Collection entries
((

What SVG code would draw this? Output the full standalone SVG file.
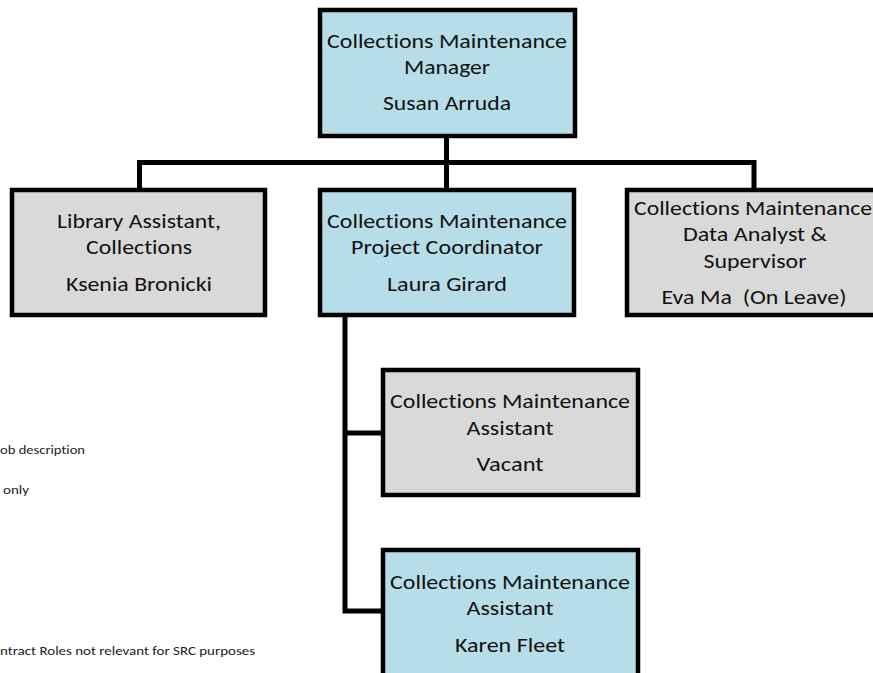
<svg xmlns="http://www.w3.org/2000/svg" width="873" height="673" viewBox="0 0 873 673">
  <style>
    .box rect { stroke: #000; stroke-width: 4.5; }
    .blue { fill: #b7dde8; }
    .grey { fill: #d9d9d9; }
    .lbl { font-family: Carlito, Lato, "Liberation Sans", sans-serif; font-size: 21px; fill: #111; text-anchor: middle; font-variant-ligatures: none; }
    .note { font-family: Carlito, Lato, "Liberation Sans", sans-serif; font-size: 13px; fill: #222; font-variant-ligatures: none; }
    .conn { fill: none; stroke: #000; stroke-width: 5; stroke-linejoin: miter; }
  </style>
  <rect width="873" height="673" fill="#fff"/>

  <!-- side notes -->
  <g id="notes">
    <text class="note" x="0" y="454" textLength="85" lengthAdjust="spacingAndGlyphs">ob description</text>
    <text class="note" x="3" y="494" textLength="26" lengthAdjust="spacingAndGlyphs">only</text>
    <text class="note" x="0" y="655" textLength="255" lengthAdjust="spacingAndGlyphs">ntract Roles not relevant for SRC purposes</text>
  </g>

  <!-- reporting lines -->
  <g id="connectors">
    <path class="conn" d="M446.5 136 V190"/>
    <path class="conn" d="M139.5 190 V162.5 H754 V190"/>
    <path class="conn" d="M345 315 V611 H383"/>
    <path class="conn" d="M345 433 H383"/>
  </g>

  <g id="manager" class="box">
    <rect class="blue" x="320" y="10" width="255" height="126"/>
    <text class="lbl" x="447" y="48" textLength="240" lengthAdjust="spacingAndGlyphs">Collections Maintenance</text>
    <text class="lbl" x="447" y="74" textLength="86" lengthAdjust="spacingAndGlyphs">Manager</text>
    <text class="lbl" x="447" y="110" textLength="128" lengthAdjust="spacingAndGlyphs">Susan Arruda</text>
  </g>

  <g id="library-assistant" class="box">
    <rect class="grey" x="12" y="190" width="253" height="125"/>
    <text class="lbl" x="139" y="228" textLength="164" lengthAdjust="spacingAndGlyphs">Library Assistant,</text>
    <text class="lbl" x="139" y="254" textLength="106" lengthAdjust="spacingAndGlyphs">Collections</text>
    <text class="lbl" x="139" y="291" textLength="146" lengthAdjust="spacingAndGlyphs">Ksenia Bronicki</text>
  </g>

  <g id="project-coordinator" class="box">
    <rect class="blue" x="320" y="190" width="254" height="125"/>
    <text class="lbl" x="447" y="228" textLength="240" lengthAdjust="spacingAndGlyphs">Collections Maintenance</text>
    <text class="lbl" x="447" y="254" textLength="192" lengthAdjust="spacingAndGlyphs">Project Coordinator</text>
    <text class="lbl" x="447" y="291" textLength="120" lengthAdjust="spacingAndGlyphs">Laura Girard</text>
  </g>

  <g id="data-analyst" class="box">
    <rect class="grey" x="627" y="190" width="256" height="125"/>
    <text class="lbl" x="753" y="215" textLength="238" lengthAdjust="spacingAndGlyphs">Collections Maintenance</text>
    <text class="lbl" x="755" y="241" textLength="144" lengthAdjust="spacingAndGlyphs">Data Analyst &amp;</text>
    <text class="lbl" x="755" y="268" textLength="103" lengthAdjust="spacingAndGlyphs">Supervisor</text>
    <text class="lbl" x="754" y="304" textLength="185" lengthAdjust="spacingAndGlyphs" xml:space="preserve">Eva Ma  (On Leave)</text>
  </g>

  <g id="assistant-vacant" class="box">
    <rect class="grey" x="383" y="370" width="255" height="125"/>
    <text class="lbl" x="510" y="408" textLength="240" lengthAdjust="spacingAndGlyphs">Collections Maintenance</text>
    <text class="lbl" x="510" y="435" textLength="87" lengthAdjust="spacingAndGlyphs">Assistant</text>
    <text class="lbl" x="510" y="471" textLength="67" lengthAdjust="spacingAndGlyphs">Vacant</text>
  </g>

  <g id="assistant-fleet" class="box">
    <rect class="blue" x="383" y="550" width="255" height="140"/>
    <text class="lbl" x="510" y="589" textLength="240" lengthAdjust="spacingAndGlyphs">Collections Maintenance</text>
    <text class="lbl" x="510" y="615" textLength="87" lengthAdjust="spacingAndGlyphs">Assistant</text>
    <text class="lbl" x="510" y="652" textLength="110" lengthAdjust="spacingAndGlyphs">Karen Fleet</text>
  </g>
</svg>
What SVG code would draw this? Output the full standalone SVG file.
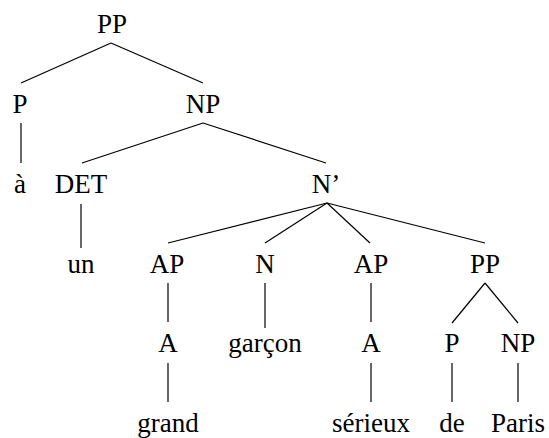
<svg xmlns="http://www.w3.org/2000/svg" width="549" height="438" viewBox="0 0 549 438">
<style>
text { font-family: "Liberation Serif", "DejaVu Serif", "Times New Roman", Times, "Noto Serif", FreeSerif, Tinos, serif; font-size: 27px; fill: #000; text-anchor: middle; }
.edges line { stroke: #000; stroke-width: 1.2; }
</style>
<rect width="549" height="438" fill="#fff"/>
<g class="edges" id="edges">
<line x1="111" y1="43" x2="21" y2="83"/>
<line x1="111" y1="43" x2="203" y2="83"/>
<line x1="21" y1="123" x2="21" y2="163"/>
<line x1="203" y1="123" x2="82" y2="163"/>
<line x1="203" y1="123" x2="326" y2="163"/>
<line x1="81" y1="204" x2="81" y2="248"/>
<line x1="327" y1="203" x2="168" y2="243"/>
<line x1="327" y1="203" x2="265" y2="243"/>
<line x1="327" y1="203" x2="370" y2="243"/>
<line x1="327" y1="203" x2="485" y2="243"/>
<line x1="168" y1="283" x2="168" y2="322"/>
<line x1="265" y1="283" x2="265" y2="328"/>
<line x1="371" y1="283" x2="371" y2="322"/>
<line x1="485" y1="283" x2="452" y2="323"/>
<line x1="485" y1="283" x2="518" y2="323"/>
<line x1="168" y1="363" x2="168" y2="402"/>
<line x1="371" y1="363" x2="371" y2="402"/>
<line x1="452" y1="363" x2="452" y2="402"/>
<line x1="518" y1="363" x2="518" y2="402"/>
</g>
<g id="n-pp"><text x="112" y="33">PP</text></g>
<g id="n-p"><text x="20" y="113">P</text></g>
<g id="n-np"><text x="203" y="113">NP</text></g>
<g id="n-a-grave"><text x="20" y="193">à</text></g>
<g id="n-det"><text x="81" y="193">DET</text></g>
<g id="n-nbar"><text x="326" y="193">N’</text></g>
<g id="n-un"><text x="81" y="273">un</text></g>
<g id="n-ap1"><text x="167" y="273">AP</text></g>
<g id="n-n"><text x="265" y="273">N</text></g>
<g id="n-ap2"><text x="371" y="273">AP</text></g>
<g id="n-pp2"><text x="485" y="273">PP</text></g>
<g id="n-a1"><text x="168" y="352">A</text></g>
<g id="n-garcon"><text x="265" y="352">garçon</text></g>
<g id="n-a2"><text x="371" y="352">A</text></g>
<g id="n-p2"><text x="452" y="352">P</text></g>
<g id="n-np2"><text x="518" y="352">NP</text></g>
<g id="n-grand"><text x="168" y="432">grand</text></g>
<g id="n-serieux"><text x="371" y="432">sérieux</text></g>
<g id="n-de"><text x="452" y="432">de</text></g>
<g id="n-paris"><text x="518" y="432">Paris</text></g>
</svg>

))

* **STATED PROBLEM**: Exactly as written, return every line of the listing, but not the pictures.

* **ANSWER IN FULL**:
What SVG code would draw this? Output the full standalone SVG file.
<svg xmlns="http://www.w3.org/2000/svg" width="873" height="673" viewBox="0 0 873 673">
  <style>
    .box rect { stroke: #000; stroke-width: 4.5; }
    .blue { fill: #b7dde8; }
    .grey { fill: #d9d9d9; }
    .lbl { font-family: Carlito, Lato, "Liberation Sans", sans-serif; font-size: 21px; fill: #111; text-anchor: middle; font-variant-ligatures: none; }
    .note { font-family: Carlito, Lato, "Liberation Sans", sans-serif; font-size: 13px; fill: #222; font-variant-ligatures: none; }
    .conn { fill: none; stroke: #000; stroke-width: 5; stroke-linejoin: miter; }
  </style>
  <rect width="873" height="673" fill="#fff"/>

  <!-- side notes -->
  <g id="notes">
    <text class="note" x="0" y="454" textLength="85" lengthAdjust="spacingAndGlyphs">ob description</text>
    <text class="note" x="3" y="494" textLength="26" lengthAdjust="spacingAndGlyphs">only</text>
    <text class="note" x="0" y="655" textLength="255" lengthAdjust="spacingAndGlyphs">ntract Roles not relevant for SRC purposes</text>
  </g>

  <!-- reporting lines -->
  <g id="connectors">
    <path class="conn" d="M446.5 136 V190"/>
    <path class="conn" d="M139.5 190 V162.5 H754 V190"/>
    <path class="conn" d="M345 315 V611 H383"/>
    <path class="conn" d="M345 433 H383"/>
  </g>

  <g id="manager" class="box">
    <rect class="blue" x="320" y="10" width="255" height="126"/>
    <text class="lbl" x="447" y="48" textLength="240" lengthAdjust="spacingAndGlyphs">Collections Maintenance</text>
    <text class="lbl" x="447" y="74" textLength="86" lengthAdjust="spacingAndGlyphs">Manager</text>
    <text class="lbl" x="447" y="110" textLength="128" lengthAdjust="spacingAndGlyphs">Susan Arruda</text>
  </g>

  <g id="library-assistant" class="box">
    <rect class="grey" x="12" y="190" width="253" height="125"/>
    <text class="lbl" x="139" y="228" textLength="164" lengthAdjust="spacingAndGlyphs">Library Assistant,</text>
    <text class="lbl" x="139" y="254" textLength="106" lengthAdjust="spacingAndGlyphs">Collections</text>
    <text class="lbl" x="139" y="291" textLength="146" lengthAdjust="spacingAndGlyphs">Ksenia Bronicki</text>
  </g>

  <g id="project-coordinator" class="box">
    <rect class="blue" x="320" y="190" width="254" height="125"/>
    <text class="lbl" x="447" y="228" textLength="240" lengthAdjust="spacingAndGlyphs">Collections Maintenance</text>
    <text class="lbl" x="447" y="254" textLength="192" lengthAdjust="spacingAndGlyphs">Project Coordinator</text>
    <text class="lbl" x="447" y="291" textLength="120" lengthAdjust="spacingAndGlyphs">Laura Girard</text>
  </g>

  <g id="data-analyst" class="box">
    <rect class="grey" x="627" y="190" width="256" height="125"/>
    <text class="lbl" x="753" y="215" textLength="238" lengthAdjust="spacingAndGlyphs">Collections Maintenance</text>
    <text class="lbl" x="755" y="241" textLength="144" lengthAdjust="spacingAndGlyphs">Data Analyst &amp;</text>
    <text class="lbl" x="755" y="268" textLength="103" lengthAdjust="spacingAndGlyphs">Supervisor</text>
    <text class="lbl" x="754" y="304" textLength="185" lengthAdjust="spacingAndGlyphs" xml:space="preserve">Eva Ma  (On Leave)</text>
  </g>

  <g id="assistant-vacant" class="box">
    <rect class="grey" x="383" y="370" width="255" height="125"/>
    <text class="lbl" x="510" y="408" textLength="240" lengthAdjust="spacingAndGlyphs">Collections Maintenance</text>
    <text class="lbl" x="510" y="435" textLength="87" lengthAdjust="spacingAndGlyphs">Assistant</text>
    <text class="lbl" x="510" y="471" textLength="67" lengthAdjust="spacingAndGlyphs">Vacant</text>
  </g>

  <g id="assistant-fleet" class="box">
    <rect class="blue" x="383" y="550" width="255" height="140"/>
    <text class="lbl" x="510" y="589" textLength="240" lengthAdjust="spacingAndGlyphs">Collections Maintenance</text>
    <text class="lbl" x="510" y="615" textLength="87" lengthAdjust="spacingAndGlyphs">Assistant</text>
    <text class="lbl" x="510" y="652" textLength="110" lengthAdjust="spacingAndGlyphs">Karen Fleet</text>
  </g>
</svg>
What SVG code would draw this? Output the full standalone SVG file.
<svg xmlns="http://www.w3.org/2000/svg" width="549" height="438" viewBox="0 0 549 438">
<style>
text { font-family: "Liberation Serif", "DejaVu Serif", "Times New Roman", Times, "Noto Serif", FreeSerif, Tinos, serif; font-size: 27px; fill: #000; text-anchor: middle; }
.edges line { stroke: #000; stroke-width: 1.2; }
</style>
<rect width="549" height="438" fill="#fff"/>
<g class="edges" id="edges">
<line x1="111" y1="43" x2="21" y2="83"/>
<line x1="111" y1="43" x2="203" y2="83"/>
<line x1="21" y1="123" x2="21" y2="163"/>
<line x1="203" y1="123" x2="82" y2="163"/>
<line x1="203" y1="123" x2="326" y2="163"/>
<line x1="81" y1="204" x2="81" y2="248"/>
<line x1="327" y1="203" x2="168" y2="243"/>
<line x1="327" y1="203" x2="265" y2="243"/>
<line x1="327" y1="203" x2="370" y2="243"/>
<line x1="327" y1="203" x2="485" y2="243"/>
<line x1="168" y1="283" x2="168" y2="322"/>
<line x1="265" y1="283" x2="265" y2="328"/>
<line x1="371" y1="283" x2="371" y2="322"/>
<line x1="485" y1="283" x2="452" y2="323"/>
<line x1="485" y1="283" x2="518" y2="323"/>
<line x1="168" y1="363" x2="168" y2="402"/>
<line x1="371" y1="363" x2="371" y2="402"/>
<line x1="452" y1="363" x2="452" y2="402"/>
<line x1="518" y1="363" x2="518" y2="402"/>
</g>
<g id="n-pp"><text x="112" y="33">PP</text></g>
<g id="n-p"><text x="20" y="113">P</text></g>
<g id="n-np"><text x="203" y="113">NP</text></g>
<g id="n-a-grave"><text x="20" y="193">à</text></g>
<g id="n-det"><text x="81" y="193">DET</text></g>
<g id="n-nbar"><text x="326" y="193">N’</text></g>
<g id="n-un"><text x="81" y="273">un</text></g>
<g id="n-ap1"><text x="167" y="273">AP</text></g>
<g id="n-n"><text x="265" y="273">N</text></g>
<g id="n-ap2"><text x="371" y="273">AP</text></g>
<g id="n-pp2"><text x="485" y="273">PP</text></g>
<g id="n-a1"><text x="168" y="352">A</text></g>
<g id="n-garcon"><text x="265" y="352">garçon</text></g>
<g id="n-a2"><text x="371" y="352">A</text></g>
<g id="n-p2"><text x="452" y="352">P</text></g>
<g id="n-np2"><text x="518" y="352">NP</text></g>
<g id="n-grand"><text x="168" y="432">grand</text></g>
<g id="n-serieux"><text x="371" y="432">sérieux</text></g>
<g id="n-de"><text x="452" y="432">de</text></g>
<g id="n-paris"><text x="518" y="432">Paris</text></g>
</svg>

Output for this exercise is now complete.